FAIRFIELD, Conn. — The play was the thing on April Fools Day as dozens of bard-loving bookworms converged on the Pequot Library in Southport for its Shakespeare Family Festival.
Elise Broach, an Easton-based author of the popular juvenile mystery “Shakespeare’s Secret,” considered the many theories that the Bard of Stratford-on-Avon didn’t actually write the iconic plays attributed to him, while Mark Silence, a theater teacher at Stamford’s King School, entertained about 50 with a talk on sword fighting in the library auditorium.
“It’s hard to do Shakespeare and not run into a sword fight,” he told the crowd. “All of the histories and most of the tragedies have some form of sword fight.”
Silence invited dozens of children to the front of the auditorium to touch and handle a rapier, a variety of swords and even a light saber a la “Star Wars.” Students from King School and Westport’s Greens Farms Academy entertained with songs and sonnets.
The day’s events were planned to commemorate the 400th anniversary of Shakespeare’s death, said Heather-Marie Montilla, the library's executive director.
The festival was also an offshoot of the Pequot’s current exhibition, “Uncovering Shakespeare.” The library is lucky enough to have complete second, third and fourth folios of Shakespeare, and much of a first, she said of the display.
“We wanted to make it accessible to people of all ages,” she said, “For the young and the young at heart.”
Broach, author of 20 children’s books, presented a fascinating lecture about how she goes about her own work. After writing several picture books, she decided to try her hand at a chapter book, writing a chapter every two weeks, she said.
“After a year and a half, I had written a novel!” she said of “Shakespeare’s Secret.”
Broach discussed the elements that make a good mystery, taking several questions from the children gathered. Then she considered one of the great mysteries — whether William Shakespeare was truly the author of his plays.

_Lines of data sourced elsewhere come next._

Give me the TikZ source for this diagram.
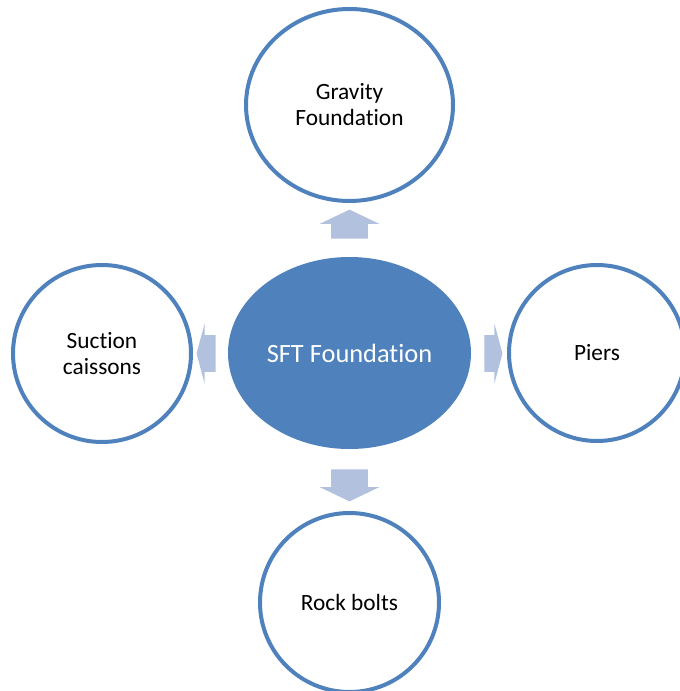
\documentclass[tikz,border=0pt]{standalone}
\usepackage{fontspec}
\setmainfont[Ligatures=NoCommon]{Carlito}
\usepackage{tikz}
\usetikzlibrary{
  shapes.geometric,
  shapes.arrows,
  positioning
}
\definecolor{sftblue}{HTML}{4F81BD}
\definecolor{sftlight}{HTML}{B2C2DE}

\begin{document}
\begin{tikzpicture}[x=0.75pt,y=-0.75pt,
  every text node part/.style={align=center},
  ring/.style={ellipse,draw=sftblue,line width=3pt,fill=white,inner sep=0pt,
    font=\fontsize{17.5}{19.5}\selectfont,text=black},
  hub/.style={ellipse,fill=sftblue,inner sep=0pt,text=white,
    font=\fontsize{19.8}{23}\selectfont},
  vert/.style={single arrow,fill=sftlight,inner xsep=0pt,inner ysep=13.5pt,
    single arrow head extend=8.625pt,single arrow tip angle=129},
  horiz/.style={single arrow,fill=sftlight,inner xsep=0pt,inner ysep=13.5pt,
    single arrow head extend=8.625pt,single arrow tip angle=150}]
  \useasboundingbox (0,0) rectangle (680,691);
  \node[hub,minimum width=182.25pt,minimum height=144pt] (0) at (349.5,353) {SFT Foundation};
  \node[ring,minimum width=155.25pt,minimum height=144pt] (1) at (349.5,105) {Gravity\\Foundation};
  \node[ring,minimum width=133.5pt,minimum height=132.75pt] (2) at (102,353.5) {Suction\\caissons};
  \node[ring,minimum width=132pt,minimum height=132pt] (3) at (597,353) {Piers};
  \node[ring,minimum width=134.25pt,minimum height=134.25pt] (4) at (349.5,602.5) {Rock bolts};
  % block arrows out of the hub
  \node[vert,minimum height=21.75pt,rotate=90] (5) at (349.5,228.5) {};
  \node[vert,minimum height=24pt,rotate=-90] (6) at (349.5,481) {};
  \node[horiz,minimum height=14.25pt,shape border rotate=180] (7) at (208.5,353.5) {};
  \node[horiz,minimum height=13.5pt] (8) at (491,353.5) {};
\end{tikzpicture}
\end{document}
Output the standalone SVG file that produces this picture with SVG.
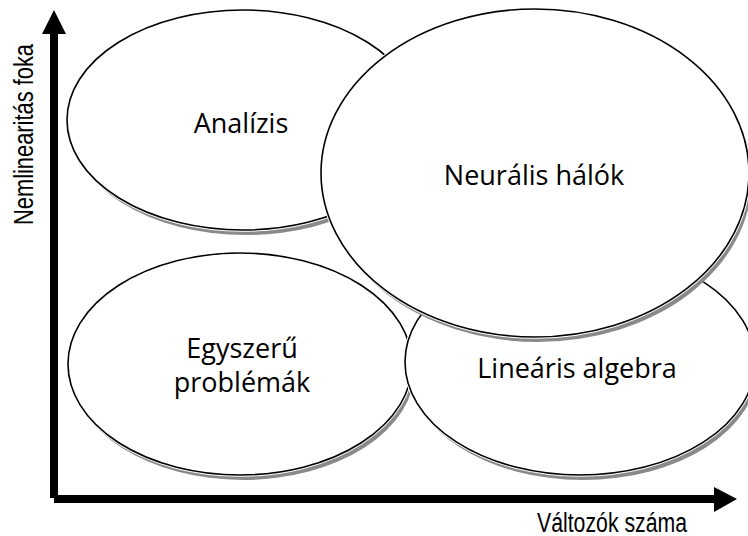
<svg xmlns="http://www.w3.org/2000/svg" width="748" height="536" viewBox="0 0 748 536">
<style>
.shadow{fill:#8a8a8a;stroke:none}
.halo{fill:#fff;stroke:#fff;stroke-width:3.5}
.outline{fill:none;stroke:#000;stroke-width:1.6}
.lbl{font-family:"Open Sans","Noto Sans","Liberation Sans",sans-serif;font-size:27px;fill:#000;text-anchor:middle}
.axlbl{font-family:"Liberation Sans",Arial,sans-serif;font-size:27px;fill:#000}
</style>
<rect width="748" height="536" fill="#fff"/>
<g id="axes">
  <rect x="50" y="32" width="8" height="466" fill="#000"/>
  <polygon points="54,10 42,34 66,34" fill="#000"/>
  <rect x="54" y="495" width="662" height="8" fill="#000"/>
  <polygon points="737,499 714,487 714,512" fill="#000"/>
  <text class="axlbl" transform="translate(33,225) rotate(-90)" textLength="181" lengthAdjust="spacingAndGlyphs">Nemlinearitás foka</text>
  <text class="axlbl" x="537" y="532" textLength="150" lengthAdjust="spacingAndGlyphs">Változók száma</text>
</g>
<g id="analizis">
  <ellipse class="shadow" cx="246" cy="125" rx="176" ry="110"/>
  <ellipse class="halo" cx="243" cy="120" rx="176" ry="110"/>
  <ellipse class="outline" cx="243" cy="120" rx="176" ry="110"/>
  <text class="lbl" x="241" y="133">Analízis</text>
</g>
<g id="egyszeru">
  <ellipse class="shadow" cx="243" cy="369" rx="172" ry="111"/>
  <ellipse class="halo" cx="240" cy="364" rx="172" ry="111"/>
  <ellipse class="outline" cx="240" cy="364" rx="172" ry="111"/>
  <text class="lbl" x="242" y="358">Egyszerű</text>
  <text class="lbl" x="242" y="392">problémák</text>
</g>
<g id="linearis">
  <ellipse class="shadow" cx="583" cy="367" rx="175" ry="113"/>
  <ellipse class="halo" cx="580" cy="362" rx="175" ry="113"/>
  <ellipse class="outline" cx="580" cy="362" rx="175" ry="113"/>
  <text class="lbl" x="577" y="378">Lineáris algebra</text>
</g>
<g id="neuralis">
  <ellipse class="shadow" cx="538" cy="178" rx="214" ry="164"/>
  <ellipse class="halo" cx="535" cy="173" rx="214" ry="164"/>
  <ellipse class="outline" cx="535" cy="173" rx="214" ry="164"/>
  <text class="lbl" x="534" y="185">Neurális hálók</text>
</g>
<g id="connectors"></g>
</svg>
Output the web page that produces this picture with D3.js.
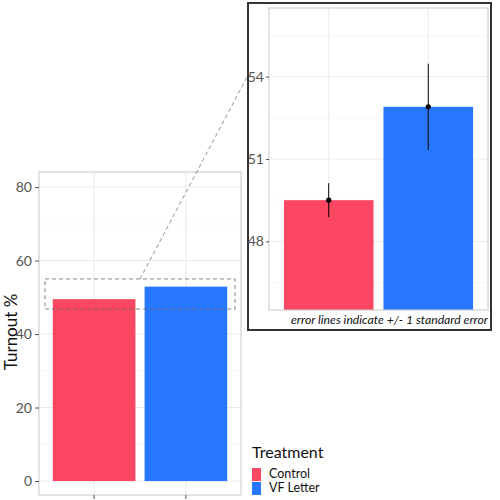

Shakespeare, who was a grain merchant, owned a theater company and co-owned the famous Globe Theater, but he also had a sixth-grade education, she said.
“And Shakespeare left nothing — not a scrap of evidence — of his literary career,” she said. “Not so much as a fountain pen.”
She offered other possibilities from Edward De Vere, the 17th Earl of Oxford to Sir Francis Bacon.
“Some people believe Queen Elizabeth I is the real author of William Shakespeare’s plays,” said Broach, who prefers to believe Shakespeare is the author. “Either way, Shakespeare is still relevant today.”